Opposition political party in Nigeria

The Advanced Congress of Democrats (ACD) was an opposition political party in Nigeria, created and first registered in March 2006. In September 2006, in merged into the newly formed Action Congress launched in 2005.

The ACD was primarily composed of former People's Democratic Party members, and was one of a series of anti-Obasanjo coalitions, beginning with the Movement for the Defence of Democracy in 2005, and followed by the AC in 2006/2007. It maintained a small independent organization after the 2007 elections, while its leaders had merged into the AC.

The party was formed by opponents of a proposed constitutional amendment that would allow incumbent President Olusegun Obasanjo to seek a third term in office, and had its base of support in the south west of Nigeria.

The then Vice-President Atiku Abubakar, a northerner who opposed a third term for Obasanjo, was believed to back the new party from its inception.

The ACD was largely made up of disgruntled PDP members who felt they had lost power and patronage to the President's supporters. Attempts by the President's supporters to amend the constitutional two term limit, allowing President Obasanjo to continue in office for a further four years, led to a rupture of the underlying tension within the party.

Three of the founders of the ACD, Alhaji Lawal Kaita, Alhaji Bashir Dalhatu and Audu Ogbeh, are former PDP politicians, and have complained of harassment and detention by the government since the ACD's founding. In March, ACD chair Alhaji Lawal Kaita, the former PDP governor of Kaduna state was detained shortly after a party rally was shut down by police in Dutse, Jigawa State.

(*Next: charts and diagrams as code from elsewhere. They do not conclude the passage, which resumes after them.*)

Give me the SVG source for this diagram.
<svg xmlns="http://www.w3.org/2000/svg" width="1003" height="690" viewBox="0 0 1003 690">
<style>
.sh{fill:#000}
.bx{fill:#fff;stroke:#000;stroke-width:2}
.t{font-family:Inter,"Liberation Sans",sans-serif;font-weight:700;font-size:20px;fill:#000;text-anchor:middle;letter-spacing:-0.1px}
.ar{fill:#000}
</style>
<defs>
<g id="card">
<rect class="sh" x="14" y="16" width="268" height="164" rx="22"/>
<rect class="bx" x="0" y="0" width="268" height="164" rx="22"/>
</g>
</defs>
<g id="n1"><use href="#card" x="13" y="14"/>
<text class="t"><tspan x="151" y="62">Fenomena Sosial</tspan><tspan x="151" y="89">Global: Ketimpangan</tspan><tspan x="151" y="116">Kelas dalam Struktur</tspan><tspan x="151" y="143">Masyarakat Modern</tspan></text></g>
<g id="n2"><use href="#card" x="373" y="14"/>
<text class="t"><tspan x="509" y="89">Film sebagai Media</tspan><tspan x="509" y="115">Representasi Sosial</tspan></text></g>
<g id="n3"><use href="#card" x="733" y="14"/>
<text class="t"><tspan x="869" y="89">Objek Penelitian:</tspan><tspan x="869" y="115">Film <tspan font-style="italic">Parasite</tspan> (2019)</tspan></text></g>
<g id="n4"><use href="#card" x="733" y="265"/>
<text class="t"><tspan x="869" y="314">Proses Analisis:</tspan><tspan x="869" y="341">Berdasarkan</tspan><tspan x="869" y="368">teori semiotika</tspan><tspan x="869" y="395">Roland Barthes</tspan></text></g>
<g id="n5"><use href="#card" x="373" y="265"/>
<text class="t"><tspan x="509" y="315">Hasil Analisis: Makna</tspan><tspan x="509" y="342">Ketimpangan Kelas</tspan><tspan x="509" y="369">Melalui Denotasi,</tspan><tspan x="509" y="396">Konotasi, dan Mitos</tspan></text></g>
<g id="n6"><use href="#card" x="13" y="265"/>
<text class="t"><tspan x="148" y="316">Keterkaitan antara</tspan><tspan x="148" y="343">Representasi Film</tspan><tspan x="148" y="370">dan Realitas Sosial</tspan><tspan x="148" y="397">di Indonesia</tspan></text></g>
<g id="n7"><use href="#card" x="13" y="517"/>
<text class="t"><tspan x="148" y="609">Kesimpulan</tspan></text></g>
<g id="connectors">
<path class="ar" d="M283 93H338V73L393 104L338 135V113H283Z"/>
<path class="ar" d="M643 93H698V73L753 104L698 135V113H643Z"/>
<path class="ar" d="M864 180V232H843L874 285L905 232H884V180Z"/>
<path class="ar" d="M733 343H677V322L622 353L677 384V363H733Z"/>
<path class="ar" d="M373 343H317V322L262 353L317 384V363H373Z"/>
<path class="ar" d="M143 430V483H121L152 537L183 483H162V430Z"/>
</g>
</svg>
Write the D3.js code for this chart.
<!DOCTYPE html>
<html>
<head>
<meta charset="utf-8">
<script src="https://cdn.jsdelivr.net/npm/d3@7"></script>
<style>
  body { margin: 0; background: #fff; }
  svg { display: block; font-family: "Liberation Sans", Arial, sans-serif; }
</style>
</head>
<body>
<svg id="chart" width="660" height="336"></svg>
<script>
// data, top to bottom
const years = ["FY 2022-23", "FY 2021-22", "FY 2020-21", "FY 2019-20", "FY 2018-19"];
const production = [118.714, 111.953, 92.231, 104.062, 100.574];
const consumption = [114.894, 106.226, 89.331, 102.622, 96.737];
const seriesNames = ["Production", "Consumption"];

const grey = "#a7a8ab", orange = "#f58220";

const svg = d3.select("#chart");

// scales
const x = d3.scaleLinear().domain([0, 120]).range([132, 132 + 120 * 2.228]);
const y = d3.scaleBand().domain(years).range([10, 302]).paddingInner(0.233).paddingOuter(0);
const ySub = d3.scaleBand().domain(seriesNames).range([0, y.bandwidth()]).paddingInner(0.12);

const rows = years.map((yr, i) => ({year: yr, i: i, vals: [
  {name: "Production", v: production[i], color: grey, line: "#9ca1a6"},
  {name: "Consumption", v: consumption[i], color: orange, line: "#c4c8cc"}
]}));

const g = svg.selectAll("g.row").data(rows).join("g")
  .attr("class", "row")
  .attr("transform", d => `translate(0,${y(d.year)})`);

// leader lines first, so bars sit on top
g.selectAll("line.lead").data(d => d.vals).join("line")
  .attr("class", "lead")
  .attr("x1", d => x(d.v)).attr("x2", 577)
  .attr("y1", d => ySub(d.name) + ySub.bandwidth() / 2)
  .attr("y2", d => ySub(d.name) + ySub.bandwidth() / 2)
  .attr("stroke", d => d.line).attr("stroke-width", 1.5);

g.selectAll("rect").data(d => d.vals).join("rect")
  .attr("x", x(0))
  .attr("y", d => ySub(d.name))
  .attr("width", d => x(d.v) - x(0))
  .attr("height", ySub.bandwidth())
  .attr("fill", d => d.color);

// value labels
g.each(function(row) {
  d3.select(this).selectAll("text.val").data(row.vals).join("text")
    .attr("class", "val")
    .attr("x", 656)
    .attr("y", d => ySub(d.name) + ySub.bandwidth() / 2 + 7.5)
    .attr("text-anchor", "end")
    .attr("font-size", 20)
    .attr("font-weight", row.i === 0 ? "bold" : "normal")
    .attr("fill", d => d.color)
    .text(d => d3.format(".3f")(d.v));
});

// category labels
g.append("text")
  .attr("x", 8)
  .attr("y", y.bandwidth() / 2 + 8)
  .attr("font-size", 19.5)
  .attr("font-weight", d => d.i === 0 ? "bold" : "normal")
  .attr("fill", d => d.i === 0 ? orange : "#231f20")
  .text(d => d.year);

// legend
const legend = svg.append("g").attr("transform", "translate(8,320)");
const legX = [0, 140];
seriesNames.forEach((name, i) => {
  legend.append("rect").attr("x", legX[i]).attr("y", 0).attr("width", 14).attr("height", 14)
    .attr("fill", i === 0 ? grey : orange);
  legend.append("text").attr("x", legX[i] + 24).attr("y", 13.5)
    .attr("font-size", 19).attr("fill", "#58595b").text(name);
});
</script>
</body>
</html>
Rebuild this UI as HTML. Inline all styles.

The Vice President, who had previously shown no interest in running for president, was the main focus of these former PDP politicians in 2006. He was widely expected to be a future presidential candidate of the ACD.

In September 2006, the ACD led the creation of a coalition with the Alliance for Democracy, the Justice Party, and several other minor political parties, and forming the Action Congress. Atiku Abubakar was its presidential candidate in the 2007 general election.